Now what do you do with 100g of delicious handmade marzipan left over from making your simnel cake? Well, brownies of course – specifically Easter brownies. I’d had a look at Paul A Young’s simnel brownies, but although I really must try that recipe at some point in my life, I didn’t feel now was it. Possibly the best ever brownies I’ve yet made are those from Pam Corbin’s most excellent of books Cake: River Cottage handbook no 8. I still haven’t managed to post about them, so I’m posting this adapted second version first.
This is what I did:
- Melted 185g dark chocolate (100g with cranberries, 85g of 85%) with 185g unsalted butter in a pan over a low heat then left to cool slightly.

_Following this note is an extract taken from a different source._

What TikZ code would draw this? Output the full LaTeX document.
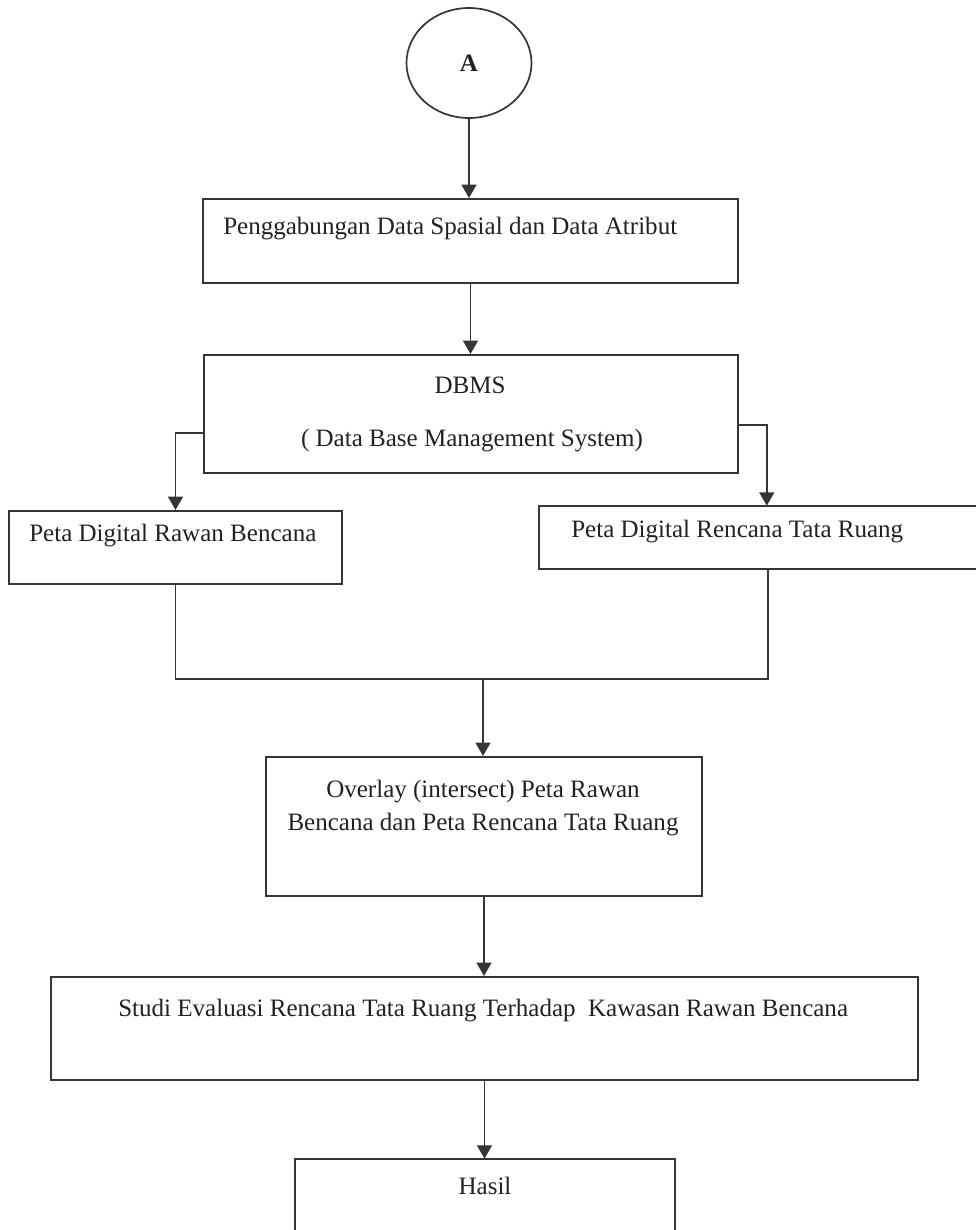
\documentclass[tikz,border=0pt]{standalone}
\usepackage{fontspec}
\setmainfont{Liberation Serif}
\usetikzlibrary{shapes.geometric,arrows.meta}
\definecolor{linec}{HTML}{353535}
\definecolor{textc}{HTML}{222222}
\begin{document}
\begin{tikzpicture}[x=0.025cm,y=-0.025cm,
  font=\fontsize{17.8}{23.5}\selectfont, text=textc,
  box/.style={draw=linec, line width=1.4pt, rectangle, inner sep=0pt},
  openbox/.style={draw=none, rectangle, inner sep=0pt},
  sz/.style 2 args={minimum width=#1*0.025cm, minimum height=#2*0.025cm},
  lbl/.style={inner sep=0pt},
  arr/.style={draw=linec, line width=1.4pt, -{Triangle[width=10.5pt,length=9.5pt]}},
  ln/.style={draw=linec, line width=1.4pt}]
\useasboundingbox[fill=white] (0,0) rectangle (975,1230);
\node[ellipse, draw=linec, line width=1.2pt, sz={125}{110}, inner sep=0pt] (A) at (469,63) {\textbf{A}};
\node[box, sz={535}{84}] (b1) at (470.5,241) {};
\node[lbl, anchor=west] (t1) at (223,229) {Penggabungan Data Spasial dan Data Atribut};
\node[box, sz={534}{118}] (b2) at (471,414) {};
\node[lbl] (t2a) at (470,385) {DBMS};
\node[lbl] (t2b) at (472,441) {( Data Base Management System)};
\node[box, sz={333}{73}] (b3) at (175.5,547.5) {};
\node[lbl, anchor=west] (t3) at (29,536) {Peta Digital Rawan Bencana};
\node[openbox, sz={437}{63}] (b4) at (757.5,537.5) {};
\draw[ln] (b4.north east) -- (b4.north west) -- (b4.south west) -- (b4.south east);
\node[lbl, anchor=west] (t4) at (571,532) {Peta Digital Rencana Tata Ruang};
\node[box, sz={436}{139}] (b5) at (484,826.5) {};
\node[lbl, align=center] (t5) at (483,808) {Overlay (intersect) Peta Rawan\\Bencana dan Peta Rencana Tata Ruang};
\node[box, sz={867}{103}] (b6) at (484.5,1028.5) {};
\node[lbl, anchor=west] (t6) at (118,1011) {Studi Evaluasi Rencana Tata Ruang Terhadap\ \ Kawasan Rawan Bencana};
\node[openbox, sz={380}{80}] (b7) at (485,1199) {};
\draw[ln] (b7.south west) -- (b7.north west) -- (b7.north east) -- (b7.south east);
\node[lbl] (t7) at (485,1186) {Hasil};
\coordinate (m) at (483,679);
\draw[arr] (A.south) -- (A.south |- b1.north);
\draw[arr] (b1.south) -- (b1.south |- b2.north);
\draw[arr] ([yshift=-0.475cm]b2.west) -| (b3.north);
\draw[arr] ([yshift=-0.275cm]b2.east) -| ([xshift=5.7cm]b4.north west);
\draw[ln] (b3.south) |- (m) -| ([xshift=5.725cm]b4.south west);
\draw[arr] (m) -- (m |- b5.north);
\draw[arr] (b5.south) -- (b5.south |- b6.north);
\draw[arr] (b6.south) -- (b6.south |- b7.north);
\end{tikzpicture}
\end{document}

- Whisked 3 duck eggs with 275g sugar (175g vanilla caster & 100g dark molasses) using an electric whisk for a good 5 minutes until thick and doubled in volume.

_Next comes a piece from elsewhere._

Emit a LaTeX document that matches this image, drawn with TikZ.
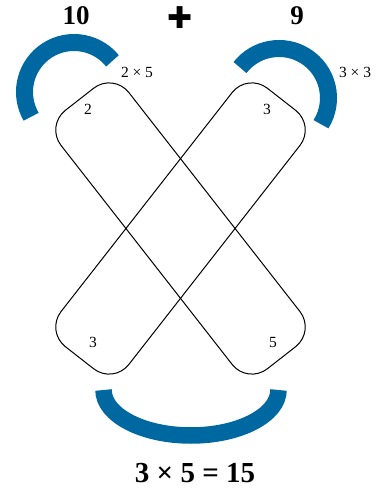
\documentclass[tikz,border=0pt]{standalone}
\usepackage{fontspec}
\setmainfont{Liberation Serif}
\newfontfamily\symfont{DejaVu Sans}
\definecolor{arcblue}{RGB}{0,104,160}
\begin{document}
\begin{tikzpicture}[x=1pt,y=1pt,
  band/.style={draw=black, line width=1pt, rectangle, inner sep=0pt,
    minimum width=328pt, minimum height=86pt, rounded corners=25pt},
  bluearc/.style={draw=arcblue, line width=17pt},
  bigtxt/.style={font=\fontsize{27}{30}\selectfont\bfseries, anchor=base, inner sep=0pt},
  smalltxt/.style={font=\fontsize{15.5}{18}\selectfont, anchor=base, inner sep=0pt}]
\useasboundingbox (0,0) rectangle (379,490);
% bands
\node[band, rotate=-52] (bandA) at (180.5,261.5) {};
\node[band, rotate=52] (bandB) at (180.5,261.5) {};
% blue arcs
\draw[bluearc] (112.47,429.15) arc[start angle=39, end angle=210, radius=49.5];
\draw[bluearc] ({279+49.5*cos(-32)},{392+49.5*sin(-32)}) arc[start angle=-32, end angle=142, radius=49.5];
\draw[bluearc, line width=16.5pt] (103.5,100) arc[start angle=180, end angle=360, x radius=87.5, y radius=45.5];
% top texts
\node[bigtxt] (ten) at (76,465) {10};
\node[bigtxt] (nine) at (297,465) {9};
\node[font=\symfont\fontsize{30}{34}\selectfont, inner sep=0pt] (plus) at (180.5,472.5) {✚};
% small labels
\node[smalltxt] (lprod) at (137,412) {2 × 5};
\node[smalltxt] (rprod) at (355,412) {3 × 3};
\node[smalltxt] (tl) at (88,375) {2};
\node[smalltxt] (tr) at (267,375) {3};
\node[smalltxt] (bl) at (93,142) {3};
\node[smalltxt] (br) at (273,142) {5};
% bottom result
\node[font=\fontsize{29}{33}\selectfont\bfseries, anchor=base, inner sep=0pt] (res) at (195,8) {3 × 5 = 15};
\end{tikzpicture}
\end{document}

- Folded the chocolate into the eggs.
- Sifted in 85g wholemeal spelt flour, 40g cocoa powder, 1 tsp cinnamon and a good grating of nutmeg.
- Folded it all in together.
- Gently stirred in 100g of marzipan I’d cut into small cubes.

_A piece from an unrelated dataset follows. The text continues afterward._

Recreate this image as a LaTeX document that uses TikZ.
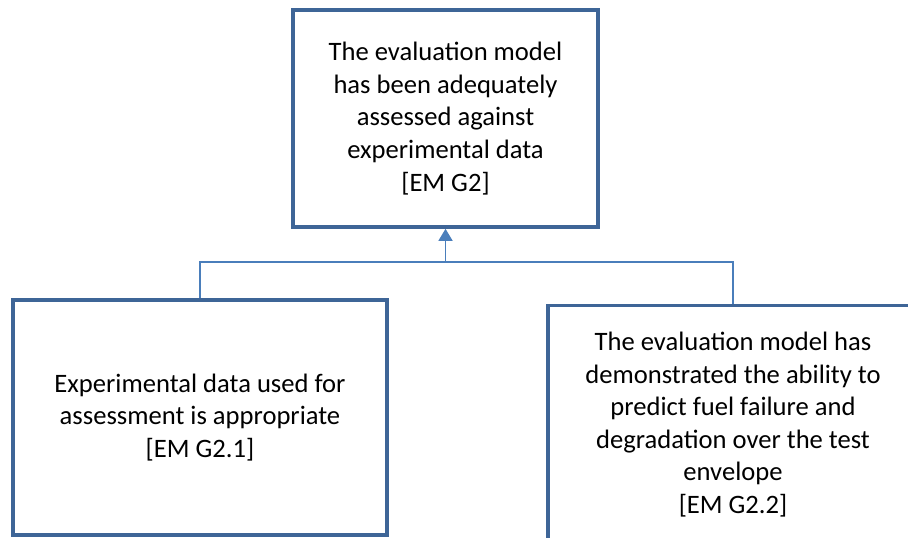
\documentclass[tikz,border=0pt]{standalone}
\usepackage{fontspec}
\setmainfont{Carlito}
\usetikzlibrary{positioning,arrows.meta}
\definecolor{boxblue}{HTML}{3E6597}
\definecolor{linkblue}{HTML}{4A7EBB}

\begin{document}
\begin{tikzpicture}[
x=0.5pt,y=-0.5pt,
goal/.style={
  draw=boxblue,
  line width=1.8pt,
  rectangle,
  align=center,
  font=\fontsize{13.3}{16.3}\selectfont,
  inner sep=0pt
},
link/.style={
  draw=linkblue,
  line width=0.75pt
}
]
\useasboundingbox (0,0) rectangle (908,537);
\clip (0,0) rectangle (908,537);

\node[goal,minimum width=152.5pt,minimum height=108.5pt] at (445.5,118.5)
  (g2) {The evaluation model\\has been adequately\\assessed against\\experimental data\\{[EM G2]}};
\node[goal,minimum width=187pt,minimum height=117.5pt] at (200,417.5)
  (g21) {Experimental data used for\\assessment is appropriate\\{[EM G2.1]}};
\node[goal,minimum width=185pt,minimum height=119pt] at (733,424.5)
  (g22) {The evaluation model has\\demonstrated the ability to\\predict fuel failure and\\degradation over the test\\envelope\\{[EM G2.2]}};

\coordinate (split) at (g2.south |- 0,262);

\draw[link] (g21.north) |- (g22.north |- split) -- (g22.north);
\draw[link,-{Triangle[length=6pt,width=7pt]}] (split) -- (g2.south);
\end{tikzpicture}
\end{document}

- Spooned into a 9″ sq cake mould and baked for 27 minutes at 180C.
- Left to cool overnight.
- Cut into 16 squares and pressed a mini chocolate egg onto the top of each one.
Nothing much to say except mmmmmmm!! And I will most certainly be making these Easter brownies again. AND they are so quick to make, you still have plenty of time to whip some up for Easter tea.
I hope you all have a very Happy Easter and don’t forget to enjoy your chocolate.
Every month Kate of What Kate Baked and Karen of Lavender and Lovage take turns hosting a tea time treats event where it’s usually very hard to resist virtual overindulgence. I am submitting this to the massive Easter party hosted this month by Kate.